Barge travel appeals to many veteran travelers who like the sociable atmosphere, the easy pace, and the opportunities to explore at leisure. A hotel barge may carry as few as six passengers or as many as 50, but typically takes about a dozen. With so small a group, a strong sense of camaraderie often results. It's nice to see different sights every day but sleep in the same room every night. Also, the all-inclusive price -- food, meals (often eaten family style ), sightseeing, and usually an open bar -- also simplifies budget planning.
There are hotel barges operating in the United States, Canada, Britain, Ireland, and many places in continental Europe, but France traditionally has been the most popular destination for Americans. An average weeklong European barge trip costs about $2,500 per person, but there are sometimes seasonal discounts and bargain packages available. Duxbury-based French Country Waterways (781-934-2454 or 800-222-1236; www.fcwl.com) recently introduced a discount program intended to attract passengers who are mature but somewhat younger than the average canal barge traveler. Passengers celebrating their 50th birthday this year are eligible for a 50 percent discount this spring through fall on sailings of the 18-passenger Esprit and the eight-passenger Liberte, both operating in Burgundy. Six-night cruises on the Esprit cost $3,295-$3,695 double occupancy, and on Liberte, $3,195-$3,595, double occupancy. Birthday celebrants traveling alone also get 50 percent off the $1,195 single supplement.
The company, which also operates barges in the Loire Valley and Champagne region, is also giving discounts of 5 to 60 percent to couples celebrating wedding anniversaries in sequences of five up to the 60th anniversary. Savings range from $164 to $2,877. The cruise taken does not have to coincide with the birthday or anniversary date, but to receive the discount, passengers must submit proof, such as a birth or wedding certificate, that it has occurred or will occur in 2004.
Canal barges usually travel only at three or four miles an hour and make frequent stops at locks and places of interest. So, passengers can get off and walk or bicycle (most barges have bikes available for passenger use) without fear of being left behind. Some barge companies now also offer itineraries tailored specifically to biking and walking.

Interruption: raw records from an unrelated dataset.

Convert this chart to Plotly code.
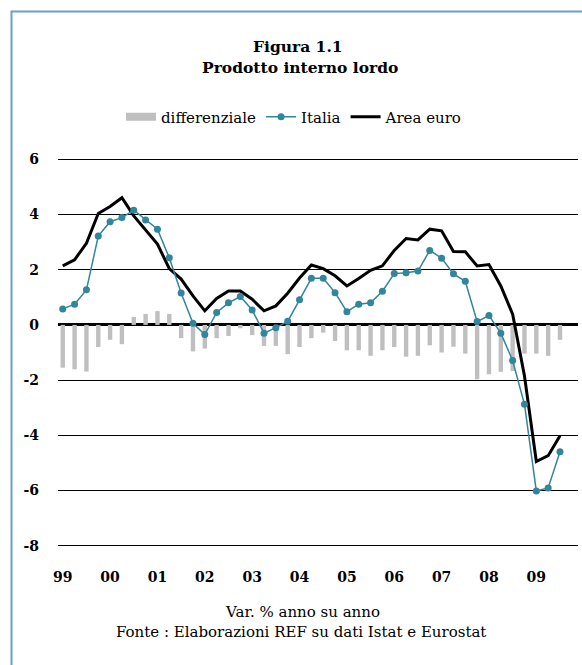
import plotly.graph_objects as go

years = ["99", "00", "01", "02", "03", "04", "05", "06", "07", "08", "09"]
quarters = [f"{y}-T{q}" for y in years for q in (1, 2, 3, 4)][:43]

italia = [0.58, 0.75, 1.27, 3.22, 3.74, 3.89, 4.16, 3.80, 3.47, 2.43, 1.16, 0.06,
          -0.35, 0.45, 0.80, 1.03, 0.54, -0.30, -0.10, 0.13, 0.91, 1.69, 1.69, 1.17,
          0.48, 0.75, 0.80, 1.22, 1.86, 1.89, 1.95, 2.70, 2.42, 1.85, 1.58, 0.12,
          0.34, -0.30, -1.29, -2.88, -6.02, -5.91, -4.60]
area_euro = [2.14, 2.36, 2.96, 4.04, 4.29, 4.61, 3.95, 3.43, 2.93, 2.04, 1.66, 1.05,
             0.51, 0.96, 1.23, 1.23, 0.93, 0.51, 0.69, 1.15, 1.70, 2.17, 2.04, 1.78,
             1.41, 1.68, 1.98, 2.14, 2.70, 3.13, 3.08, 3.47, 3.41, 2.66, 2.65, 2.14,
             2.19, 1.41, 0.39, -1.85, -4.95, -4.74, -4.02]
differenziale = [-1.55, -1.61, -1.69, -0.80, -0.54, -0.70, 0.29, 0.40, 0.50, 0.40, -0.48, -0.96,
                 -0.86, -0.48, -0.40, -0.12, -0.37, -0.76, -0.76, -1.06, -0.80, -0.48, -0.28, -0.58,
                 -0.92, -0.92, -1.12, -0.92, -0.80, -1.15, -1.12, -0.74, -1.00, -0.79, -1.04, -1.97,
                 -1.79, -1.70, -1.67, -1.04, -1.04, -1.12, -0.54]

y_ticks = [6, 4, 2, 0, -2, -4, -6, -8]
y_ticktext = ["6", "4", "2", "0", "-2", "-4", "-6", "-8"]

TEAL = "#31859C"
GRAY = "#BFBFBF"
SERIF = "DejaVu Serif"

W, H = 582, 665
ML, MR, MT, MB = 58, 4, 158, 118
PW, PH = W - ML - MR, H - MT - MB

def px(x):
    return (x - ML) / PW

def py(y):
    return (H - MB - y) / PH

fig = go.Figure()
fig.add_trace(go.Bar(x=quarters, y=differenziale, marker=dict(color=GRAY, line=dict(width=0)),
                     width=0.37, showlegend=False, name="differenziale"))
# legend proxy for bars (wide grey patch)
fig.add_trace(go.Scatter(x=[None], y=[None], mode="lines", line=dict(color=GRAY, width=8),
                         name="differenziale", legendrank=1))
fig.add_trace(go.Scatter(x=quarters, y=area_euro, mode="lines", line=dict(color="black", width=3),
                         name="Area euro", legendrank=3))
fig.add_trace(go.Scatter(x=quarters, y=italia, mode="lines+markers",
                         line=dict(color=TEAL, width=1.5), marker=dict(color=TEAL, size=7),
                         name="Italia", legendrank=2))

fig.update_layout(
    width=W, height=H,
    margin=dict(l=ML, r=MR, t=MT, b=MB),
    paper_bgcolor="white", plot_bgcolor="white",
    font=dict(family=SERIF, color="black", size=15),
    bargap=0.6,
    legend=dict(orientation="h", x=px(294), xanchor="center", y=py(117), yanchor="middle",
                font=dict(family=SERIF, size=15), itemwidth=30, tracegroupgap=0,
                bgcolor="rgba(0,0,0,0)"),
    xaxis=dict(
        type="category", categoryorder="array", categoryarray=quarters,
        range=[-0.40, 43.52],
        tickvals=[quarters[i] for i in range(0, 43, 4)], ticktext=years,
        showgrid=False, zeroline=False, showline=False, ticks="",
        tickfont=dict(family=SERIF, size=14, weight="bold"),
        ticklabelstandoff=20,
    ),
    yaxis=dict(
        range=[-8.05, 6.05], tickvals=y_ticks, ticktext=y_ticktext,
        showgrid=True, gridcolor="black", gridwidth=1.3,
        zeroline=True, zerolinecolor="black", zerolinewidth=2.5,
        showline=False, ticks="",
        tickfont=dict(family=SERIF, size=14, weight="bold"),
        ticklabelstandoff=18,
    ),
    annotations=[
        dict(text="<b>Figura 1.1</b>", x=px(298), y=py(46), xref="paper", yref="paper",
             showarrow=False, font=dict(family=SERIF, size=15.5), xanchor="center", yanchor="middle"),
        dict(text="<b>Prodotto interno lordo</b>", x=px(300), y=py(68), xref="paper", yref="paper",
             showarrow=False, font=dict(family=SERIF, size=15.5), xanchor="center", yanchor="middle"),
        dict(text="Var. % anno su anno", x=px(302), y=py(612), xref="paper", yref="paper",
             showarrow=False, font=dict(family=SERIF, size=15), xanchor="center", yanchor="middle"),
        dict(text="Fonte : Elaborazioni REF su dati Istat e Eurostat", x=px(301), y=py(632),
             xref="paper", yref="paper", showarrow=False, font=dict(family=SERIF, size=15),
             xanchor="center", yanchor="middle"),
    ],
    shapes=[
        dict(type="path", xref="paper", yref="paper",
             path=f"M {px(11.5)} {py(670)} L {px(11.5)} {py(11.5)} L {px(590)} {py(11.5)}",
             line=dict(color="#6F9BD1", width=2)),
    ],
)

fig.write_html("out.html")
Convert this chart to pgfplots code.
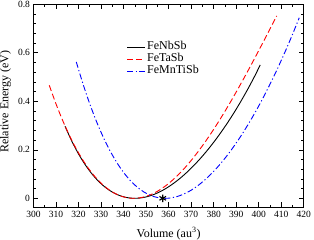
\documentclass[border=0pt]{standalone}
\usepackage{fontspec}
\setmainfont{Liberation Serif}
\usepackage{pgfplots}
\pgfplotsset{compat=1.18}
\begin{document}
\begin{tikzpicture}
\useasboundingbox (-33.5pt,-32.7pt) rectangle (280.5pt,207.3pt);
\begin{axis}[
  at={(0pt,0pt)}, anchor=south west,
  scale only axis, width=270.2pt, height=203pt,
  xmin=300, xmax=420, ymin=-0.037, ymax=0.8,
  xtick={300,310,...,420}, minor x tick num=1,
  ytick={0,0.2,0.4,0.6,0.8}, minor y tick num=4,
  tick align=inside, xtick pos=both, ytick pos=both,
  xticklabel pos=bottom, yticklabel pos=left,
  major tick length=5pt, minor tick length=2.7pt,
  tick style={black, line width=0.6pt},
  axis line style={line width=0.8pt},
  font=\fontsize{9.5}{11}\selectfont,
  /pgf/number format/assume math mode=true,
  yticklabel style={/pgf/number format/.cd, fixed, precision=1},
  xticklabel style={/pgf/number format/1000 sep={}},
  xlabel={Volume (au\textsuperscript{3})},
  ylabel={Relative Energy (eV)},
  label style={font=\fontsize{12}{14}\selectfont},
  xlabel style={at={(axis description cs:0.5,0)}, anchor=base, yshift=-30pt},
  ylabel style={at={([xshift=-28pt]axis description cs:0,0.52)}, anchor=center},
  legend style={draw=none, fill=none, at={(axis cs:340,0.657)}, anchor=north west,
    font=\fontsize{12}{14}\selectfont, row sep=0pt,
    nodes={inner xsep=1.5pt, inner ysep=0pt, text height=8pt, text depth=4pt}},
  legend cell align=left,
  legend image code/.code={\draw[#1] (0pt,0pt) -- (8pt,0pt); \path (0pt,0pt) -- (18pt,0pt);},
]
\addplot[black, line width=0.9pt, smooth] coordinates {
(314,0.2971) (317,0.2359) (320,0.1830) (323,0.1380) (326,0.1002) (329,0.0692)
(332,0.0445) (335,0.0257) (338,0.0123) (341,0.0039) (344,0.0002) (347,0.0009)
(350,0.0057) (353,0.0142) (356,0.0263) (359,0.0417) (362,0.0603) (365,0.0818)
(368,0.1062) (371,0.1334) (374,0.1632) (377,0.1957) (380,0.2308) (383,0.2686)
(386,0.3090) (389,0.3522) (392,0.3983) (395,0.4473) (398,0.4995) (400.7,0.5500)
};
\addlegendentry{FeNbSb}
\addplot[red, line width=0.9pt, smooth, dash pattern=on 6pt off 3pt] coordinates {
(307,0.4661) (310,0.3892) (313,0.3200) (316,0.2584) (319,0.2039) (322,0.1565)
(325,0.1159) (328,0.0818) (331,0.0539) (334,0.0321) (337,0.0162) (340,0.0057)
(343,0.0006) (346,0.0006) (349,0.0055) (352,0.0149) (355,0.0288) (358,0.0468)
(361,0.0688) (364,0.0944) (367,0.1235) (370,0.1559) (373,0.1912) (376,0.2294)
(379,0.2701) (382,0.3132) (385,0.3584) (388,0.4055) (391,0.4543) (394,0.5046)
(397,0.5561) (400,0.6086) (403,0.6620) (406,0.7160) (408,0.7521)
};
\addlegendentry{FeTaSb}
\addplot[blue, line width=0.9pt, smooth, dash pattern=on 6pt off 2.5pt on 1.2pt off 2.5pt] coordinates {
(319,0.5624) (322,0.4711) (325,0.3891) (328,0.3161) (331,0.2518) (334,0.1957)
(337,0.1476) (340,0.1069) (343,0.0734) (346,0.0467) (349,0.0263) (352,0.0120)
(355,0.0034) (358.5,0.0000) (361,0.0017) (364,0.0079) (367,0.0186) (370,0.0334)
(373,0.0523) (376,0.0751) (379,0.1014) (382,0.1314) (385,0.1648) (388,0.2015)
(391,0.2414) (394,0.2846) (397,0.3309) (400,0.3803) (403,0.4329) (406,0.4886)
(409,0.5476) (412,0.6097) (415,0.6752) (418,0.7442)
};
\addlegendentry{FeMnTiSb}
\addplot[only marks, mark=asterisk, mark size=3.8pt, line width=1.1pt, black, forget plot] coordinates {(357.4,0)};
\end{axis}
\end{tikzpicture}
\end{document}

Continental Waterways (800-676-6613; www.continentalwaterways.com), which operates the largest barge fleet in Europe, is offering a five-night ''Bike and Barge" program in the Upper Loire Valley beginning this month. The cruise includes meals and accommodation aboard the 24-passenger Escargot and daily cycling expeditions (bicycles provided). The Escargot travels the Canal Lateral la Loire through some of the most scenic part of France, chateau country.
Daily cycling tours average 30 miles and vary from flat and easy to challenging hills and slopes. On-board amenities include French cuisine (of course) accompanied by wines from the Loire Valley. The basic cruise price is $995 per person. A package that includes the cruise and a two-night Paris hotel stay is $1,599 There is a $470 single-occupancy supplement.
Hotel barges generally avoid the big rivers, which, as a rule, are trafficked heavily by large vessels. An exception is the Thames above London, particularly the section between Windsor and Oxford where there is little commercial traffic, the scenery is lovely (''Wind in the Willows" country), and there are many charming villages and small towns, plus Windsor Castle, along the banks.
The Wayfarers (800-249-4620; www.thewayfarers.com) is a company specializing in walking tours, mostly in Great Britain but also in continental Europe, New Zealand, and the United States. One of its British tours, ''The Royal River, River Thames" combines a barge trip between Windsor and Oxford with ''gentle walking" beside the river.
The barge is the Actief, a 100-foot-long vessel built in the Netherlands in 1907 and converted into a deluxe hotel barge in 1976. It can accommodate as many as 11 people in three suites, two twin staterooms and a single cabin. The six-night, Sunday to Saturday cruise starts at $2,790. The walks average four or five miles a day, mostly along flat riverbank or wooded valley trails. Highlights include a stroll to Windsor Castle, a stop at the 12th-century Ye Olde Bell (which claims to be the oldest pub in England), and a visit to Dragon Hill, where St. George reputedly slew the dragon.